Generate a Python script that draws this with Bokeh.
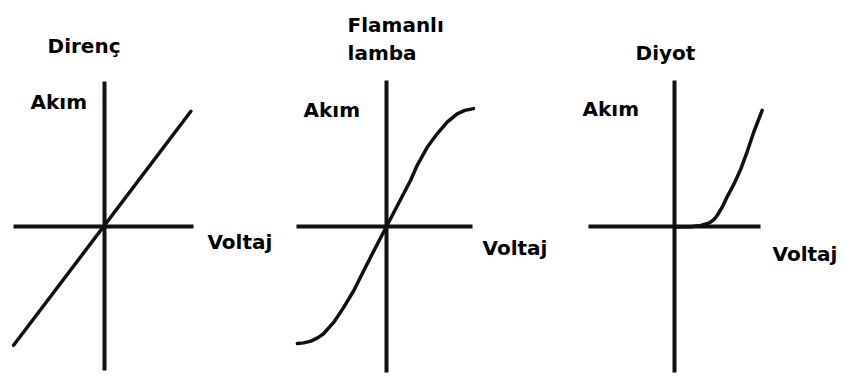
from bokeh.plotting import figure
from bokeh.layouts import row
from bokeh.models import Label
from bokeh.embed import file_html
from bokeh.resources import INLINE

# ---- data (voltage / current in arbitrary units) ----
panel_titles = [["Direnç"], ["Flamanlı", "lamba"], ["Diyot"]]
y_label = "Akım"
x_label = "Voltaj"

resistor_v = [-1.01, 0.96]
resistor_i = [-1.32, 1.28]

lamp_v = [-0.99, -0.92, -0.84, -0.76, -0.70, -0.585, -0.474, -0.363, -0.252, -0.13, 0.0,
          0.13, 0.267, 0.341, 0.452, 0.563, 0.674, 0.785, 0.87, 0.967]
lamp_i = [-1.30, -1.293, -1.274, -1.235, -1.192, -1.063, -0.896, -0.711, -0.489, -0.25, 0.0,
          0.25, 0.511, 0.68, 0.880, 1.030, 1.159, 1.252, 1.29, 1.31]

diode_v = [0.0, 0.18, 0.29, 0.36, 0.40, 0.44, 0.474, 0.53, 0.585, 0.66, 0.733, 0.807, 0.881, 0.974]
diode_i = [-0.006, -0.002, 0.011, 0.03, 0.048, 0.08, 0.122, 0.215, 0.33, 0.47, 0.63, 0.83, 1.05, 1.29]

SCALE = 90.0  # px per unit
W = [284, 276, 284]
H = 381
origin_x = [104, 102, 114]   # local px of origin in each figure
origin_y_from_bottom = 155

axis_h = [(-1.011, 0.989), (-1.0, 0.956), (-0.956, 0.956)]
axis_v = [(-1.60, 1.611), (-1.622, 1.622), (-1.622, 1.622)]

title_pos = [[(-0.633, 2.011)], [(-0.433, 2.244), (-0.433, 1.933)], [(-0.433, 1.933)]]
ylab_pos = [(-0.822, 1.378), (-0.922, 1.289), (-1.022, 1.311)]
xlab_pos = [(1.144, -0.167), (1.067, -0.244), (1.089, -0.30)]

curves = [(resistor_v, resistor_i), (lamp_v, lamp_i), (diode_v, diode_i)]

INK = "#111111"
FONT = "DejaVu Sans"

figs = []
for k in range(3):
    x0 = -origin_x[k] / SCALE
    x1 = (W[k] - origin_x[k]) / SCALE
    y0 = -origin_y_from_bottom / SCALE
    y1 = (H - origin_y_from_bottom) / SCALE
    p = figure(width=W[k], height=H, x_range=(x0, x1), y_range=(y0, y1),
               x_axis_type=None, y_axis_type=None, toolbar_location=None,
               output_backend="svg", min_border=0, outline_line_color=None,
               background_fill_color="white", border_fill_color="white")
    p.grid.visible = False
    # axes through origin
    p.line(list(axis_h[k]), [0, 0], line_color=INK, line_width=4)
    p.line([0, 0], list(axis_v[k]), line_color=INK, line_width=4)
    # curve
    v, i = curves[k]
    p.line(v, i, line_color=INK, line_width=3.5, line_join="round", line_cap="round")
    # texts
    for t, (tx, ty) in zip(panel_titles[k], title_pos[k]):
        p.add_layout(Label(x=tx, y=ty, text=t, text_font=FONT, text_font_style="bold",
                           text_font_size="20px", text_color="black",
                           text_baseline="alphabetic", text_align="left"))
    p.add_layout(Label(x=ylab_pos[k][0], y=ylab_pos[k][1], text=y_label, text_font=FONT,
                       text_font_style="bold", text_font_size="20px", text_color="black",
                       text_baseline="alphabetic", text_align="left"))
    p.add_layout(Label(x=xlab_pos[k][0], y=xlab_pos[k][1], text=x_label, text_font=FONT,
                       text_font_style="bold", text_font_size="20px", text_color="black",
                       text_baseline="alphabetic", text_align="left"))
    figs.append(p)

layout = row(*figs, spacing=0)
open("out.html", "w").write(file_html(layout, INLINE))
──────────────────────────────
# [DO THIS]
Only the lines from the top of the data through the line with "0.25, 0.511, 0.68, 0.880, 1.030, 1.159, 1.252, 1.29, 1.31]" should be quoted, exactly and with both ends kept; skip the pictures.

# [FINAL RESULT]
Generate a Python script that draws this with Bokeh.
from bokeh.plotting import figure
from bokeh.layouts import row
from bokeh.models import Label
from bokeh.embed import file_html
from bokeh.resources import INLINE

# ---- data (voltage / current in arbitrary units) ----
panel_titles = [["Direnç"], ["Flamanlı", "lamba"], ["Diyot"]]
y_label = "Akım"
x_label = "Voltaj"

resistor_v = [-1.01, 0.96]
resistor_i = [-1.32, 1.28]

lamp_v = [-0.99, -0.92, -0.84, -0.76, -0.70, -0.585, -0.474, -0.363, -0.252, -0.13, 0.0,
          0.13, 0.267, 0.341, 0.452, 0.563, 0.674, 0.785, 0.87, 0.967]
lamp_i = [-1.30, -1.293, -1.274, -1.235, -1.192, -1.063, -0.896, -0.711, -0.489, -0.25, 0.0,
          0.25, 0.511, 0.68, 0.880, 1.030, 1.159, 1.252, 1.29, 1.31]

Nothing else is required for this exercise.